Last year, the typical home sold was about 4 percent farther from a city center than in 2011. That’s an increase of less than a mile on average, but in some metros, including Ventura County, Calif., Austin and San Francisco, the change was significant. Ventura County experienced the biggest increase in miles at 2.2 miles, followed by Riverside-San Bernardino and Austin with increases of 1.7 miles and 1.6 miles respectively.
Buyers are sending mixed signals about what they want. A recent survey by the National Association of Home Builders found that few buyers (less than one in 12) prefer a central city location. Yet educated millennials have been moving into city centers at a faster pace than their non-educated peers since 2000. Additionally, a growing proportion of empty-nester baby boomers are looking to settle into retirement in the city.
The result is a growing gap between city haves and have-nots. Increasingly, downtowns are becoming home to a whiter and more-educated population, with boomers and millennials showing the greatest participation in this change.
Higher Prices Drive Many Farther Away
Across 30 metros we examined, prices grew almost 50 percent faster in the urban core than in the metro area as a whole–up 69 percent at the peak last year compared with 47 percent since 2011.
Buyers aren’t following jobs to the suburbs, which have tended to grow faster in city centers than surrounding suburbs.

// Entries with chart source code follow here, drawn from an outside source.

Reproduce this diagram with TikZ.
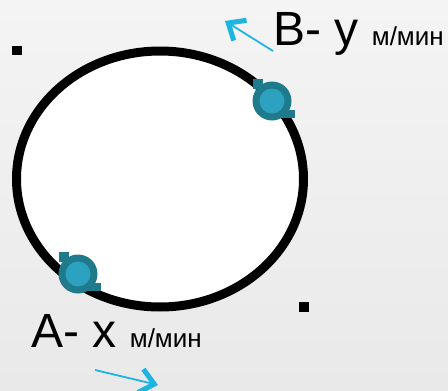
\documentclass[tikz,border=0pt]{standalone}
\usepackage{fontspec}
\setmainfont{Liberation Sans}
\usetikzlibrary{shapes.geometric,arrows.meta}

\definecolor{bgtop}{HTML}{F4F4F4}
\definecolor{bgbot}{HTML}{E9E9E9}
\definecolor{puckout}{HTML}{1F7A8C}
\definecolor{puckin}{HTML}{2CA2C0}
\definecolor{motion}{HTML}{1CB4E2}

\tikzset{
  ring/.style={draw=black, line width=9pt, fill=white, ellipse, inner sep=0pt},
  handle/.style={fill=black, rectangle, minimum size=9.5pt, inner sep=0pt},
  puck/.style={circle, fill=puckout, minimum size=39pt, inner sep=0pt,
    path picture={\fill[puckin] (path picture bounding box.center) circle (12.5pt);}},
  pucktab/.style={fill=puckout},
  biglabel/.style={inner sep=0pt, anchor=base west, font=\fontsize{48}{52}\selectfont},
  motionarrow/.style={draw=motion, line width=1.8pt,
    -{Straight Barb[length=14pt, width=24pt, line width=5pt, sharp]}}
}
\newcommand{\unitlabel}{{\fontsize{26}{28}\selectfont м/мин}}

\begin{document}
\begin{tikzpicture}[x=1pt,y=-1pt]
        \fill[top color=bgtop, bottom color=bgbot] (0,0) rectangle (448,391);
        \useasboundingbox (0,0) rectangle (448,391);

        \node (track) [ring, minimum width=287pt, minimum height=256pt] at (160,179) {};
        \node (handleNW) [handle] at (17,50.5) {};
        \node (handleSE) [handle] at (304,307) {};

        % the two runners on the track
        \node (runB) [puck] at (272,101) {};
        \node (runA) [puck] at (78,274) {};
        \foreach \r in {runB,runA} {
            \fill[pucktab] ([shift={(-19,-22)}]\r.center) rectangle ([shift={(-9,-12)}]\r.center);
            \fill[pucktab] ([shift={(10,9)}]\r.center) rectangle ([shift={(23,17)}]\r.center);
        }

        \node (labelB) [biglabel] at (273,45) {В- у \unitlabel};
        \node (labelA) [biglabel] at (31,347) {А- х \unitlabel};

        \coordinate (dirBtail) at (273,51);
        \coordinate (dirBhead) at (225,21);
        \coordinate (dirAtail) at (95,370);
        \coordinate (dirAhead) at (158,385);
        \draw[motionarrow] (dirBtail) -- (dirBhead);
        \draw[motionarrow] (dirAtail) -- (dirAhead);
    \end{tikzpicture}
\end{document}
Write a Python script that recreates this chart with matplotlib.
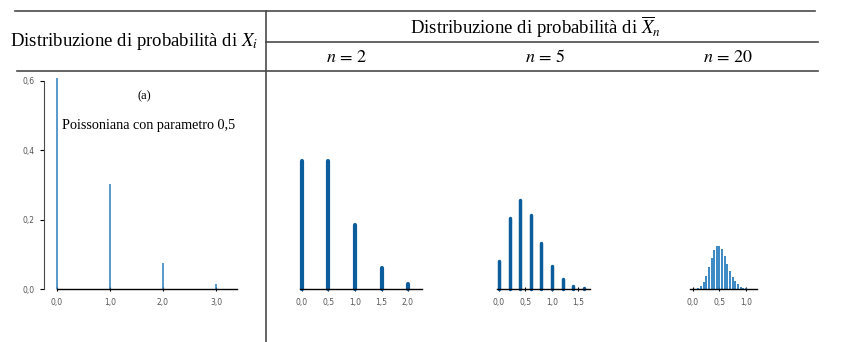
import matplotlib
matplotlib.use("Agg")
import matplotlib.pyplot as plt
from matplotlib.lines import Line2D

W, H = 845, 342
plt.rcParams.update({
    "mathtext.fontset": "stix",
    "font.family": "DejaVu Sans",
})

SERIF = "Liberation Serif"
DARK = "#0b5d9c"
LIGHT = "#2a7fbf"
LINE = "#4a4a4a"

# Poissoniana con parametro 0,5 (X_i)
xi_x = [0, 1, 2, 3]
xi_p = [0.607, 0.303, 0.076, 0.013]

# media campionaria, n = 2
n2_x = [0.0, 0.5, 1.0, 1.5, 2.0]
n2_p = [0.368, 0.368, 0.184, 0.061, 0.015]

# n = 5
n5_x = [0.0, 0.2, 0.4, 0.6, 0.8, 1.0, 1.2, 1.4, 1.6]
n5_p = [0.082, 0.205, 0.257, 0.214, 0.134, 0.067, 0.028, 0.010, 0.003]

# n = 20
n20_x = [0.05, 0.10, 0.15, 0.20, 0.25, 0.30, 0.35, 0.40, 0.45, 0.50,
         0.55, 0.60, 0.65, 0.70, 0.75, 0.80, 0.85, 0.90, 0.95, 1.00, 1.05]
n20_p = [0.0005, 0.0023, 0.0076, 0.019, 0.038, 0.063, 0.090, 0.113, 0.125, 0.125,
         0.114, 0.095, 0.073, 0.052, 0.035, 0.022, 0.013, 0.007, 0.004, 0.002, 0.001]

left_ticks = [0.0, 1.0, 2.0, 3.0]
left_labels = ["0,0", "1,0", "2,0", "3,0"]
y_ticks = [0.0, 0.2, 0.4, 0.6]
y_labels = ["0,0", "0,2", "0,4", "0,6"]
n2_ticks = [0.0, 0.5, 1.0, 1.5, 2.0]
n2_labels = ["0,0", "0,5", "1,0", "1,5", "2,0"]
n5_ticks = [0.0, 0.5, 1.0, 1.5]
n5_labels = ["0,0", "0,5", "1,0", "1,5"]
n20_ticks = [0.0, 0.5, 1.0]
n20_labels = ["0,0", "0,5", "1,0"]

PX_X = 53.0    # pixel per unita' (asse x)
PX_Y = 347.0   # pixel per unita' (asse y)
Y0 = 289       # pixel della linea di base
YTOP = 0.62

fig = plt.figure(figsize=(W / 100, H / 100), dpi=100)


def make_axes(x0_px, xmin, xmax):
    """assi con scala comune, origine dei dati in x0_px"""
    left = x0_px + xmin * PX_X
    width = (xmax - xmin) * PX_X
    height = YTOP * PX_Y
    ax = fig.add_axes([left / W, (H - Y0) / H, width / W, height / H])
    ax.set_xlim(xmin, xmax)
    ax.set_ylim(0, YTOP)
    ax.patch.set_alpha(0)
    for s in ["top", "right", "left"]:
        ax.spines[s].set_visible(False)
    ax.spines["bottom"].set_linewidth(1.0)
    ax.spines["bottom"].set_color("black")
    ax.tick_params(axis="x", direction="inout", length=3, width=0.8,
                   labelsize=5.5, labelcolor="#555555", pad=5)
    ax.set_yticks([])
    return ax


def stems(ax, xs, ps, color, lw, round_cap):
    lc = ax.vlines(xs, 0, ps, colors=color, linewidth=lw, clip_on=False)
    if round_cap:
        lc.set_capstyle("round")
    return lc


# pannello (a)
ax0 = make_axes(57, -0.245, 3.4)
ax0.spines["left"].set_visible(True)
ax0.spines["left"].set_bounds(0, 0.6)
ax0.spines["left"].set_color(LINE)
ax0.spines["bottom"].set_bounds(0, 3.4)
ax0.set_yticks(y_ticks, y_labels)
ax0.tick_params(axis="y", direction="out", length=3, width=0.8,
                labelsize=5.5, labelcolor="#555555", pad=4)
ax0.set_xticks(left_ticks, left_labels)
stems(ax0, xi_x, xi_p, LIGHT, 1.1, False)
ax0.text(1.65, 0.555, "(a)", family=SERIF, fontsize=9, ha="center", va="center")
ax0.text(1.72, 0.47, "Poissoniana con parametro 0,5", family=SERIF, fontsize=10.2,
         ha="center", va="center")

# n = 2
ax1 = make_axes(302, -0.04, 2.27)
ax1.set_xticks(n2_ticks, n2_labels)
stems(ax1, n2_x, n2_p, DARK, 3.0, True)

# n = 5
ax2 = make_axes(499, -0.04, 1.72)
ax2.set_xticks(n5_ticks, n5_labels)
stems(ax2, n5_x, n5_p, DARK, 2.5, True)

# n = 20
ax3 = make_axes(693, -0.06, 1.2)
ax3.set_xticks(n20_ticks, n20_labels)
stems(ax3, n20_x, n20_p, LIGHT, 1.3, False)


# intestazione a tabella
def hline(y, x0, x1):
    fig.add_artist(Line2D([x0 / W, x1 / W], [1 - y / H, 1 - y / H],
                          color=LINE, linewidth=1.2))


hline(11, 15, 815)
hline(42, 266, 818)
hline(71, 17, 818)
fig.add_artist(Line2D([266 / W, 266 / W], [1 - 11 / H, 0], color=LINE, linewidth=1.2))

fig.text(134 / W, 1 - 42 / H, r"Distribuzione di probabilità di $X_i$", family=SERIF,
         fontsize=13.5, ha="center", va="center")
fig.text(536 / W, 1 - 27 / H, r"Distribuzione di probabilità di $\overline{X}_n$",
         family=SERIF, fontsize=13.5, ha="center", va="center")
for xp, lab in [(347, r"$n\,=\,2$"), (545, r"$n\,=\,5$"), (728, r"$n\,=\,20$")]:
    fig.text(xp / W, 1 - 57 / H, lab, fontsize=13, ha="center", va="center")

fig.savefig("out.png", dpi=100)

Also, the trend was apparent before oil prices tumbled and hasn’t changed much since.
A better explanation for why people are moving farther out is the scarcity of homes for sale and rising costs, especially in urban cores. Zoning is also partly to blame. Residents of Boston, for example, pay more than three times as much per square foot in order to live in the city center than they do in the metro area as a whole. In only a handful of markets was it actually cheaper per square foot to purchase a home downtown than farther out.
One concern with households moving farther from the city is increasing commute times in order to afford housing. One solution is equipping individuals with information to find affordable housing with reasonable commutes. As part of a White House open data initiative, Redfin is developing Opportunity Score, a tool to help people find homes within a 30-minute carless commute to good-paying jobs.
We first determined the city center of the primary city within each metropolitan statistical area using the polygon centroids of the city or local knowledge about each metro region. Then, using the data on more than 6 million home sales, we calculated the distance of every property sold to the city center of its metro. We calculated the median distance for each metro every year and viewed the percentage change each year. Testing the percentage change in distance since 2011 for statistical significance, we found the majority of metros (25 out of 30) were significant at the 95 percent level. We used this distance calculated to classify any property within 5 kilometers (i.e. 3.1 miles) of the city center, about a 15-minute bike ride, as the urban core of a metro. We used the median sale price per square foot for measuring changes in price between the metro and urban core.